A Practical Evaluation Checklist
| Criterion | Red Flags | Green Flags |
|---|---|---|
| Pricing Model | Per-user scaling at enterprise size; hidden connector fees; no three-year TCO available | Flat-tier model; all core features transparent; three-year TCO quoted upfront |
| Security | Compliance features behind "contact sales"; no audit logs; no RBAC visible on pricing page | SOC 2 or HIPAA certified; audit logs and RBAC in base tier; third-party security review published |
| Data Portability | Proprietary export format; no documented export process; vendor controls data access | Can export as JSON/CSV; application definition exportable; clear data deletion policy |
| Scalability | No documented SLA; reference customers all under 200 users; performance "depends on usage" | Published SLA uptime; references at your target scale; documented query performance benchmarks |
| Governance | No app registry; can't audit who built what; no policy controls; decentralized deployment | App portfolio view; full audit trail; policy controls; admin visibility across org |
| Integration Debt | Only Salesforce/Slack; legacy systems require custom API; per-connector surcharges | 50+ pre-built connectors; REST API for custom integrations; included in base tier |
The Real Cost Comparison
For an enterprise deploying no-code to 200 users with 5 enterprise integrations, standard governance requirements, and professional support, the three-year TCO for Microsoft Power Apps ranges from $250,000 to $350,000 due to per-user model scaling aggressively at enterprise adoption levels. Kissflow ranges from $120,000 to $250,000 using a flat-rate model that provides better cost predictability and does not penalize broad adoption.
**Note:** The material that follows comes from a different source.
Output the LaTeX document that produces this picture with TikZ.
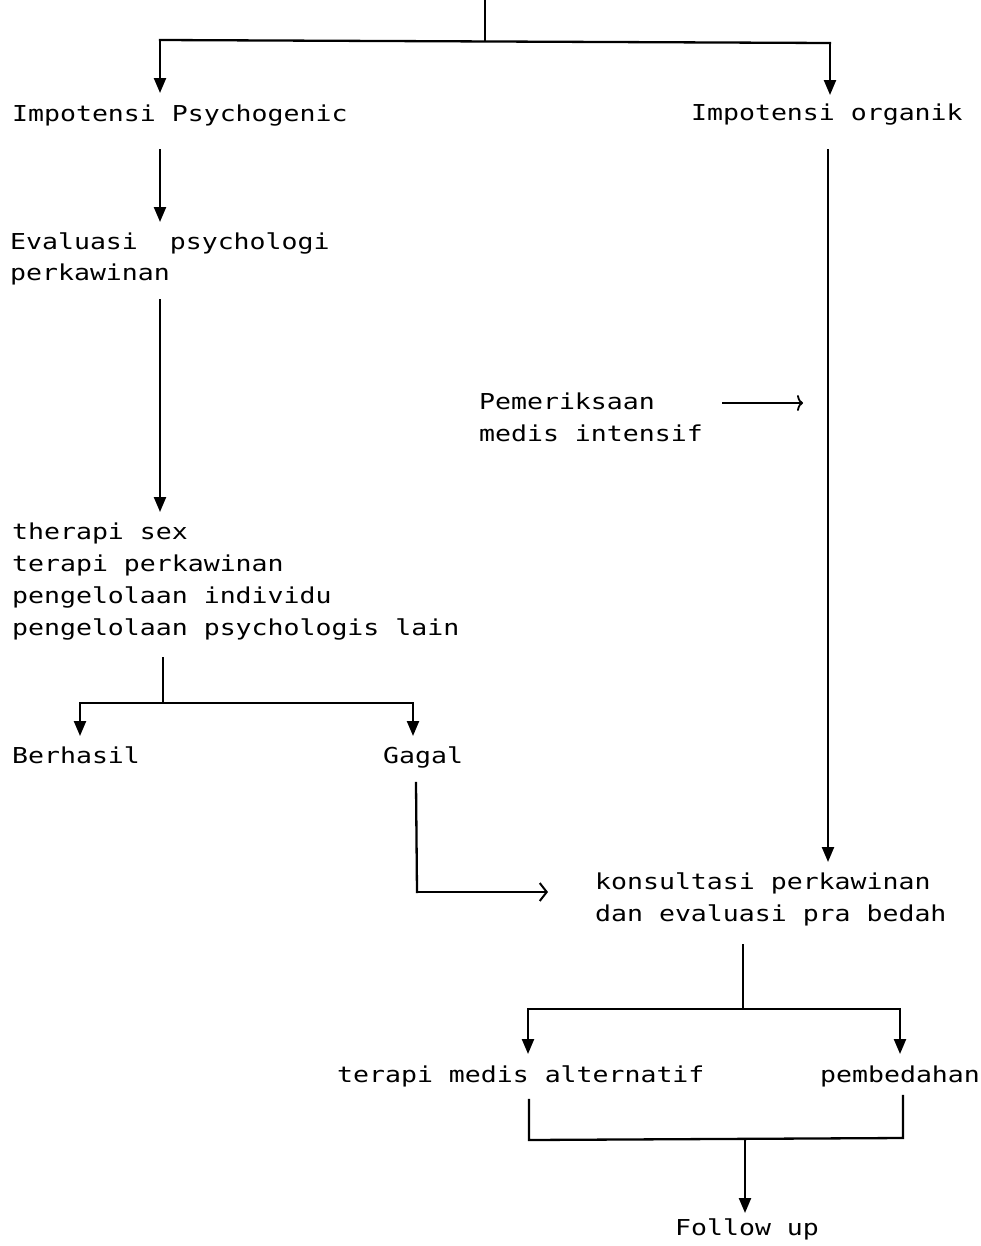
\documentclass[tikz,border=0pt]{standalone}
\usepackage{fontspec}
\usetikzlibrary{arrows.meta}
\newfontfamily\dotfont[FakeStretch=1.21]{DejaVu Sans Mono}
\tikzset{
  lbl/.style={anchor=base west, inner sep=0pt, font=\dotfont\fontsize{22}{22}\selectfont},
  ln/.style={line width=2.3bp, line cap=rect},
  arr/.style={ln, -{Triangle[length=15pt,width=12pt]}},
  openarr/.style={ln, -{Straight Barb[length=7pt,width=18pt,line width=2bp]}},
  curvearr/.style={line width=1.8bp, -{To[length=6pt,width=16pt]}},
}
\begin{document}
\begin{tikzpicture}[x=1bp,y=-1bp]
\useasboundingbox (0,0) rectangle (981,1246);
\fill[white] (0,0) rectangle (981,1246);

% text nodes
\node[lbl] (psy) at (12,121) {Impotensi Psychogenic};
\node[lbl] (org) at (691,120) {Impotensi organik};
\node[lbl] (eva) at (10,249) {Evaluasi\ \ psychologi};
\node[lbl] (eva2) at (10,280) {perkawinan};
\node[lbl] (t1) at (12,539) {therapi sex};
\node[lbl] (t2) at (12,571) {terapi perkawinan};
\node[lbl] (t3) at (12,603) {pengelolaan individu};
\node[lbl] (t4) at (12,635) {pengelolaan psychologis lain};
\node[lbl] (ber) at (12,763) {Berhasil};
\node[lbl] (gag) at (383,763) {Gagal};
\node[lbl] (pem) at (479,409) {Pemeriksaan};
\node[lbl] (pem2) at (479,441) {medis intensif};
\node[lbl] (kon) at (595,889) {konsultasi perkawinan};
\node[lbl] (kon2) at (595,921) {dan evaluasi pra bedah};
\node[lbl] (alt) at (337,1082) {terapi medis alternatif};
\node[lbl] (bed) at (820,1082) {pembedahan};
\node[lbl] (fol) at (675,1235) {Follow up};

% coordinates
\coordinate (top) at (485,0);
\coordinate (topj) at (485,41);
\coordinate (tl) at (160,40);
\coordinate (tr) at (830,43);
\coordinate (psyTip) at (160,93);
\coordinate (orgTip) at (830,95);
\coordinate (psyOut) at (160,150);
\coordinate (evaIn) at (160,222);
\coordinate (evaOut) at (160,300);
\coordinate (tIn) at (160,512);
\coordinate (tOut) at (163,658);
\coordinate (tj) at (163,703);
\coordinate (bl) at (80,703);
\coordinate (br) at (413,703);
\coordinate (berTip) at (80,736);
\coordinate (gagTip) at (413,736);
\coordinate (gagOut) at (416,783);
\coordinate (gagCorner) at (417,892);
\coordinate (konL) at (548,892);
\coordinate (orgOut) at (828,150);
\coordinate (konTop) at (828,862);
\coordinate (pemA) at (722,403);
\coordinate (pemB) at (803,403);
\coordinate (konOut) at (743,945);
\coordinate (kj) at (743,1009);
\coordinate (kl) at (528,1009);
\coordinate (kr) at (900,1009);
\coordinate (altTip) at (528,1054);
\coordinate (bedTip) at (900,1054);
\coordinate (altOut) at (529,1100);
\coordinate (altLow) at (529,1140);
\coordinate (bedOut) at (903,1096);
\coordinate (bedLow) at (903,1138);
\coordinate (fj) at (745,1139);
\coordinate (folTip) at (745,1213);

% connectors
\draw[ln] (top) -- (topj);
\draw[ln] (tl) -- (tr);
\draw[arr] (tl) -- (psyTip);
\draw[arr] (tr) -- (orgTip);
\draw[arr] (psyOut) -- (evaIn);
\draw[arr] (evaOut) -- (tIn);
\draw[ln] (tOut) -- (tj);
\draw[ln] (bl) -- (br);
\draw[arr] (bl) -- (berTip);
\draw[arr] (br) -- (gagTip);
\draw[ln] (gagOut) -- (gagCorner);
\draw[openarr] (gagCorner) -- (konL);
\draw[arr] (orgOut) -- (konTop);
\draw[curvearr] (pemA) -- (pemB);
\draw[ln] (konOut) -- (kj);
\draw[ln] (kl) -- (kr);
\draw[arr] (kl) -- (altTip);
\draw[arr] (kr) -- (bedTip);
\draw[ln] (altOut) -- (altLow) -- (bedLow) -- (bedOut);
\draw[arr] (fj) -- (folTip);
\end{tikzpicture}
\end{document}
The difference isn't academic—it's $100,000+ over three years, and that's just the vendor fees. Add training, integration work, and governance setup, and your actual TCO is 2-3x higher.
How to Run the Evaluation
Three is the practical ceiling for a thorough enterprise evaluation. Two vendors gives limited negotiating leverage. Four or more stretches your evaluation team too thin and typically results in lower-quality assessments. Identify must-have criteria first, screen the market down to three, then apply the full checklist.
Build your app's riskiest workflow as a test in a free trial before committing—the most complex thing your app needs to do. Performance issues and logic gaps surface early.
Get hands-on. A demo is theater. A sandbox test with your actual data and workflows is evidence.
The Bottom Line
By 2026, an estimated 75% of new applications use some form of visual development tooling. The promise is compelling: build software without writing code. That promise is real—when you pick the right platform.
The mistake most teams make is treating the evaluation as a feature checklist. It's not. It's a question of how the platform handles your scale, your data, your integrations, and your exit strategy. Apply this framework, ask the hard questions, and you'll land on a platform that doesn't become a $200K mistake in year two.